Nemesis is one of the few games bold enough to tell you upfront that you’ll need a pen and paper, because note-taking may well be essential. A fair comment but a little rude, especially since the game could easily have provided an in-game menu option to type out your notes. But that aside, the solving is kept fairly real-world and the moment things look insoluble it’s usually because you’ve missed a clue or because the answer is far simpler than you realise. The only point of real annoyance is the conceit that often some item will be required from another location and you frequently find yourself frustrated when Holmes sends you off on a minor, yet essential, errand away from the meat of a puzzle. For example, twice in the first ten minutes Watson is sent to hire a handsome cab. This is hardly the stuff of Conan Doyle and it serves little purpose other than making you traverse the maps and giving you small fragments of plot and dialogue. It’s a minor quibble, and in keeping with the literary basis, yet still seems a tad contrived.

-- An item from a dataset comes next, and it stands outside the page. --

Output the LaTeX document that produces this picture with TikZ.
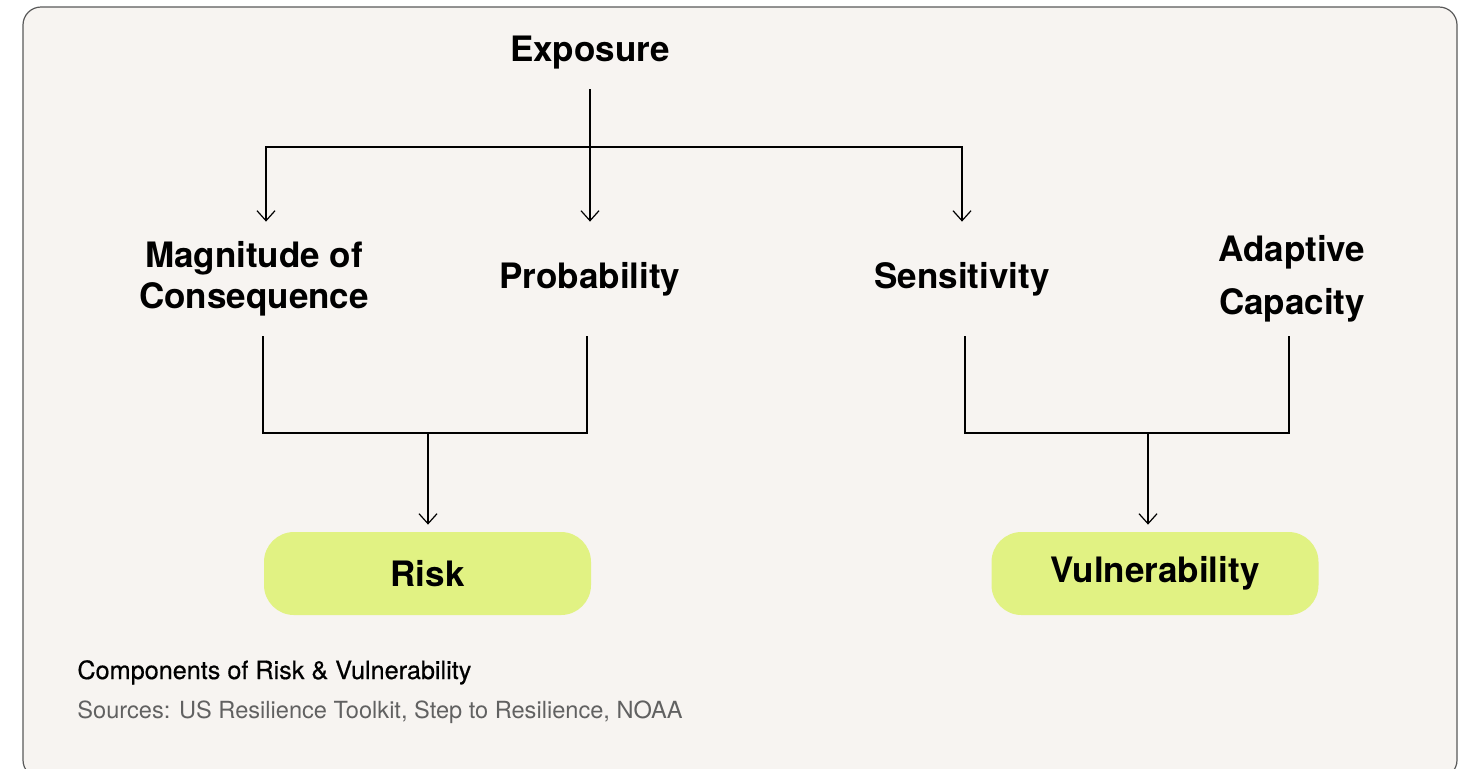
\documentclass[tikz,border=0pt]{standalone}
\usepackage{fontspec}
\setmainfont{TeX Gyre Heros}
\usetikzlibrary{arrows.meta}

\definecolor{paper}{HTML}{F7F4F1}
\definecolor{lime}{HTML}{E1F283}
\definecolor{rim}{HTML}{5A5A5A}

\begin{document}
\begin{tikzpicture}[x=0.5pt,y=-0.5pt,
    arr/.style={-{Straight Barb[length=5pt,width=9pt]}, line width=0.6pt},
    link/.style={line width=0.6pt},
    lbl/.style={font=\bfseries\fontsize{17.5}{20.5}\selectfont, align=center, minimum height=57pt, inner sep=0pt},
    goal/.style={fill=lime, rounded corners=15pt, minimum width=163.5pt, minimum height=41.5pt,
                 font=\bfseries\fontsize{17.5}{21}\selectfont}
  ]

    % Canvas
    \useasboundingbox (0,0) rectangle (1476,768);
    \fill[white] (0,0) rectangle (1476,768);
    \draw[rim, fill=paper, line width=0.6pt, rounded corners=9pt] (23,7) rectangle (1457,778);

    % Top level
    \node[lbl, minimum height=36pt] (expo) at (590,53) {Exposure};

    % Middle level
    \node[lbl] (mag) at (254,279) {Magnitude of\\Consequence};
    \node[lbl] (prob) at (590,279) {Probability};
    \node[lbl] (sens) at (962,279) {Sensitivity};
    \node[lbl, font=\bfseries\fontsize{17.5}{26.5}\selectfont] (adap) at (1292,279) {Adaptive\\Capacity};

    % Results
    \node[goal] (risk) at (427.5,573.5) {Risk};
    \node[goal] (vul) at (1155,573.5) {Vulnerability};

    % Exposure arrows
    \coordinate (split) at (590,147);
    \draw[arr] (expo.south) -- (prob.north);
    \draw[arr] (split) -| ([xshift=6pt]mag.north);
    \draw[arr] (split) -| (sens.north);

    % Risk branch
    \coordinate (riskjoin) at (428,433);
    \draw[link] ([xshift=4.5pt]mag.south) -- ([xshift=4.5pt]mag.south |- riskjoin) -| ([xshift=-1.5pt]prob.south);
    \draw[arr, shorten >=3.5pt] (riskjoin) -- (riskjoin |- risk.north);

    % Vulnerability branch
    \coordinate (vuljoin) at (1148,433);
    \draw[link] ([xshift=1.5pt]sens.south) -- ([xshift=1.5pt]sens.south |- vuljoin) -| ([xshift=-1.5pt]adap.south);
    \draw[arr, shorten >=3.5pt] (vuljoin) -- (vuljoin |- vul.north);

    % Caption
    \node[anchor=base west, inner sep=0pt, font=\fontsize{12.6}{15}\selectfont\addfontfeature{FakeBold=0.5}] (title) at (77,679) {Components of Risk \& Vulnerability};
    \node[anchor=base west, inner sep=0pt, text=black!62, font=\fontsize{11.8}{14}\selectfont] (src) at (77,718) {Sources: US Resilience Toolkit, Step to Resilience, NOAA};

\end{tikzpicture}
\end{document}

Sherlock Holmes: Nemesis is certainly a great addition for the currently somewhat parched adventure game genre, one that’ll entertain both fans of the books and players who love to stretch their minds, keeping them busy for a while. Casual players will also have a damn sight more fun with it than many other recent offerings; let’s just hope that Frogware can iron out the last of the creases and give us a truly earth shattering edition with the next instalment in the series.